Download and extract the CIFAR-10 data. You can use the following script:
python ../../r1/resnet/cifar10_download_and_extract.py
After you download the data, you can run the program by:
python resnet_cifar_main.py
If you did not use the default directory to download the data, specify the
location with the --data_dir
flag, like:
python resnet_cifar_main.py --data_dir=/path/to/cifar
Download the ImageNet dataset and convert it to TFRecord format. The following script and README provide a few options.

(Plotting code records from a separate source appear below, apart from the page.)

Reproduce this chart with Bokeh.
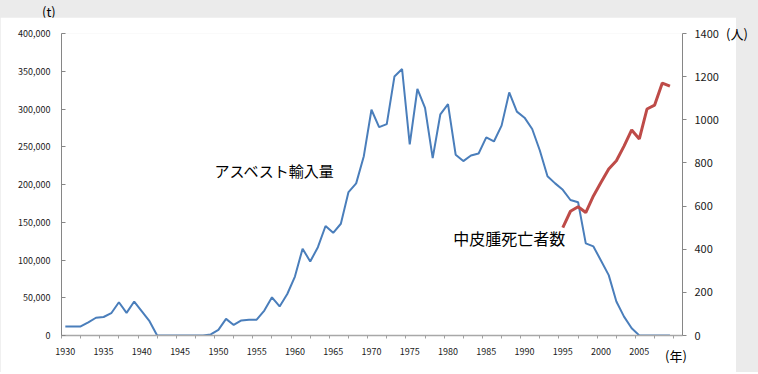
from bokeh.plotting import figure
from bokeh.models import Range1d, LinearAxis, FixedTicker, NumeralTickFormatter, Label, Div
from bokeh.layouts import column, row
from bokeh.embed import file_html
from bokeh.resources import INLINE

# ---- data ----
years = list(range(1930, 2010))
imports_t = [
    12000, 12000, 12000, 17500, 23500, 24500, 29500, 44000, 30000, 45000,   # 1930-39
    32000, 19000, 0, 0, 0, 0, 0, 0, 0, 1500,                                 # 1940-49
    7500, 22000, 14000, 20000, 21000, 21000, 33000, 50500, 38500, 55000,     # 1950-59
    78000, 115000, 98000, 117000, 145000, 136000, 148000, 190000, 201500, 237500,  # 1960-69
    299000, 276000, 280000, 343000, 353000, 253000, 326500, 301500, 235000, 293000,  # 1970-79
    306500, 239500, 231000, 238500, 241000, 262500, 257000, 278000, 322000, 296500,  # 1980-89
    288500, 273500, 245000, 211000, 201500, 193000, 179500, 176500, 122000, 118000,  # 1990-99
    99000, 80000, 45000, 25000, 9500, 100, 0, 0, 0, 0,                        # 2000-09
]
death_years = list(range(1995, 2010))
deaths = [500, 576, 597, 570, 647, 710, 772, 810, 878, 953, 911, 1050, 1068, 1170, 1156]

x_label_years = list(range(1930, 2010, 5))
x_minor_ticks = [1929.5 + 2.5 * i for i in range(33)]
left_ticks = list(range(0, 400001, 50000))
right_ticks = list(range(0, 1401, 200))

FONT = "Noto Sans CJK JP"
TXT = "#1a1a1a"
GRAY = "#ebebeb"

p = figure(width=736, height=355, output_backend="svg", toolbar_location=None,
           x_range=Range1d(1929.5, 2010.64), y_range=Range1d(0, 400000),
           min_border_left=61, min_border_right=54, min_border_top=16, min_border_bottom=37,
           margin=0)
p.extra_y_ranges = {"right": Range1d(0, 1400)}
p.xgrid.visible = False
p.ygrid.visible = False
p.outline_line_color = None
p.background_fill_color = "white"
p.border_fill_color = "white"

# x axis
xa = p.xaxis[0]
xa.ticker = FixedTicker(ticks=x_label_years, minor_ticks=x_minor_ticks)
xa.major_tick_out = 0
xa.major_tick_in = 0
xa.minor_tick_out = 3
xa.minor_tick_in = 0
xa.minor_tick_line_color = "#a0a0a0"
xa.axis_line_color = "#a8a8a8"
xa.axis_line_width = 1.5
xa.major_label_standoff = 9
xa.major_label_text_font = FONT
xa.major_label_text_font_size = "9px"
xa.major_label_text_color = TXT

# left axis
ya = p.yaxis[0]
ya.ticker = FixedTicker(ticks=left_ticks)
ya.formatter = NumeralTickFormatter(format="0,0")
ya.major_tick_in = 4
ya.major_tick_out = 0
ya.minor_tick_in = 0
ya.minor_tick_out = 0
ya.axis_line_color = "#868686"
ya.major_tick_line_color = "#868686"
ya.major_label_standoff = 11
ya.major_label_text_font = FONT
ya.major_label_text_font_size = "9px"
ya.major_label_text_color = TXT

# right axis
ra = LinearAxis(y_range_name="right", ticker=FixedTicker(ticks=right_ticks))
ra.major_tick_in = 0
ra.major_tick_out = 4
ra.minor_tick_in = 0
ra.minor_tick_out = 0
ra.axis_line_color = "#868686"
ra.major_tick_line_color = "#868686"
ra.major_label_standoff = 8
ra.major_label_text_font = FONT
ra.major_label_text_font_size = "11px"
ra.major_label_text_color = TXT
p.add_layout(ra, "right")

# lines
p.line(years, imports_t, line_color="#4a7ebb", line_width=2)
p.line(death_years, deaths, y_range_name="right", line_color="#be4b48", line_width=3)

# texts inside the plot
p.add_layout(Label(x=1949.5, y=218000, text="アスベスト輸入量", text_font=FONT,
                   text_font_size="15px", text_baseline="middle", text_align="left",
                   text_color="black"))
p.add_layout(Label(x=1980.7, y=450, y_range_name="right", text="中皮腫死亡者数", text_font=FONT,
                   text_font_size="16px", text_baseline="middle", text_align="left",
                   text_color="black"))

SPAN = "position:absolute;line-height:17px;white-space:nowrap;font-family:'Noto Sans CJK JP';color:#000;"
top = Div(width=758, height=17, margin=0, styles={"background-color": GRAY},
          text=('<div style="position:relative;width:758px;height:17px;">'
                f'<span style="{SPAN}left:42px;top:3px;font-size:13px;">(t)</span></div>'))
side = Div(width=22, height=355, margin=0, styles={"background-color": GRAY, "overflow": "visible"},
           text=('<div style="position:relative;width:22px;height:355px;overflow:visible;">'
                 f'<span style="{SPAN}left:-10px;top:8px;font-size:13px;">(人)</span>'
                 f'<span style="{SPAN}left:-71px;top:330px;font-size:13px;">(年)</span></div>'))

layout = column(top, row(p, side, spacing=0, margin=0), spacing=0, margin=0,
                styles={"background-color": GRAY})

open("out.html", "w").write(file_html(layout, INLINE))
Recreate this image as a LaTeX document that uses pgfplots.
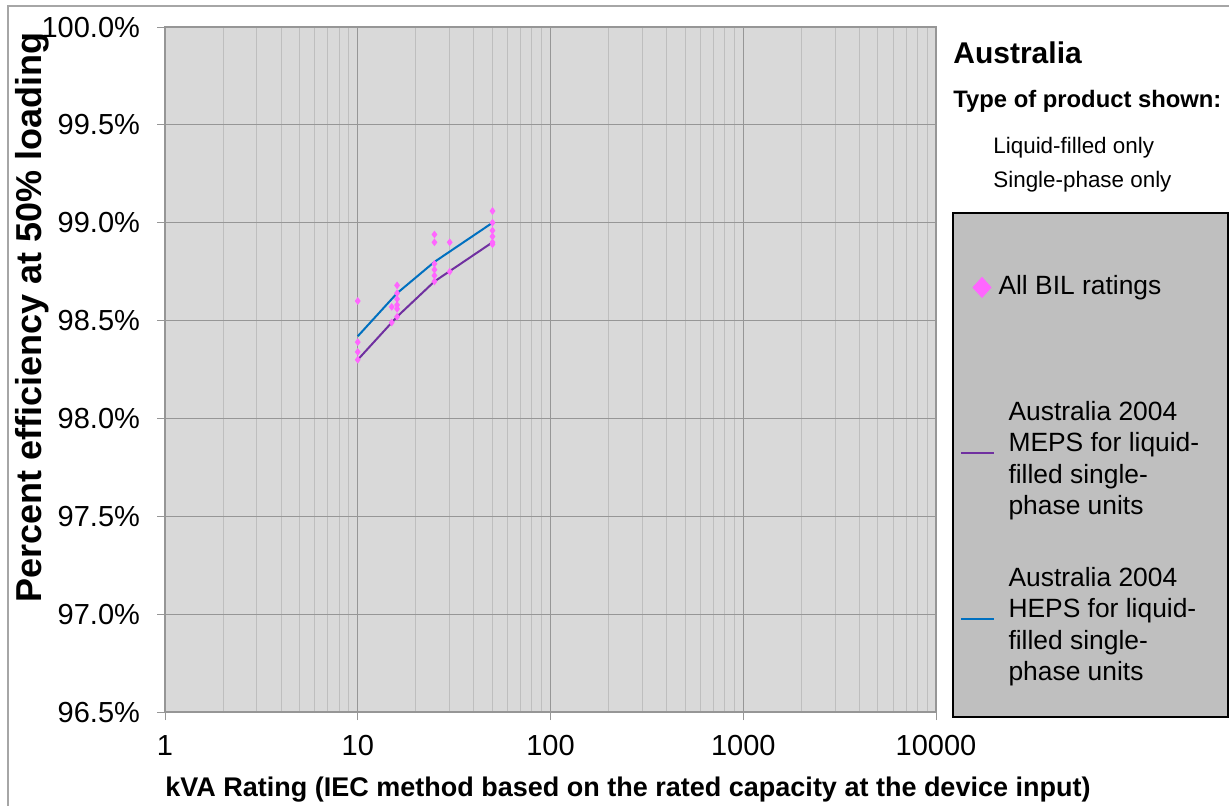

Once your dataset is ready, you can begin training the model as follows:
python resnet_imagenet_main.py
Again, if you did not download the data to the default directory, specify the
location with the --data_dir
flag:
python resnet_imagenet_main.py --data_dir=/path/to/imagenet
There are more flag options you can specify. Here are some examples:
--use_synthetic_data
: when set to true, synthetic data, rather than real data, are used;--batch_size
: the batch size used for the model;--model_dir
: the directory to save the model checkpoint;--train_epochs
: number of epoches to run for training the model;--train_steps
: number of steps to run for training the model. We now only support a number that is smaller than the number of batches in an epoch.--skip_eval
: when set to true, evaluation as well as validation during training is skipped
For example, this is a typical command line to run with ImageNet data with batch size 128 per GPU:
python -m resnet_imagenet_main \
--model_dir=/tmp/model_dir/something \
--num_gpus=2 \
--batch_size=128 \
--train_epochs=90 \
--train_steps=10 \
--use_synthetic_data=false
See common.py
for full list of options.
You can train these models on multiple GPUs using tf.distribute.Strategy
API.
You can read more about them in this
guide.
In this example, we have made it easier to use is with just a command line flag
--num_gpus
. By default this flag is 1 if TensorFlow is compiled with CUDA,
and 0 otherwise.
- --num_gpus=0: Uses tf.distribute.OneDeviceStrategy with CPU as the device.
- --num_gpus=1: Uses tf.distribute.OneDeviceStrategy with GPU as the device.
- --num_gpus=2+: Uses tf.distribute.MirroredStrategy to run synchronous distributed training across the GPUs.
If you wish to run without tf.distribute.Strategy
, you can do so by setting
--distribution_strategy=off
.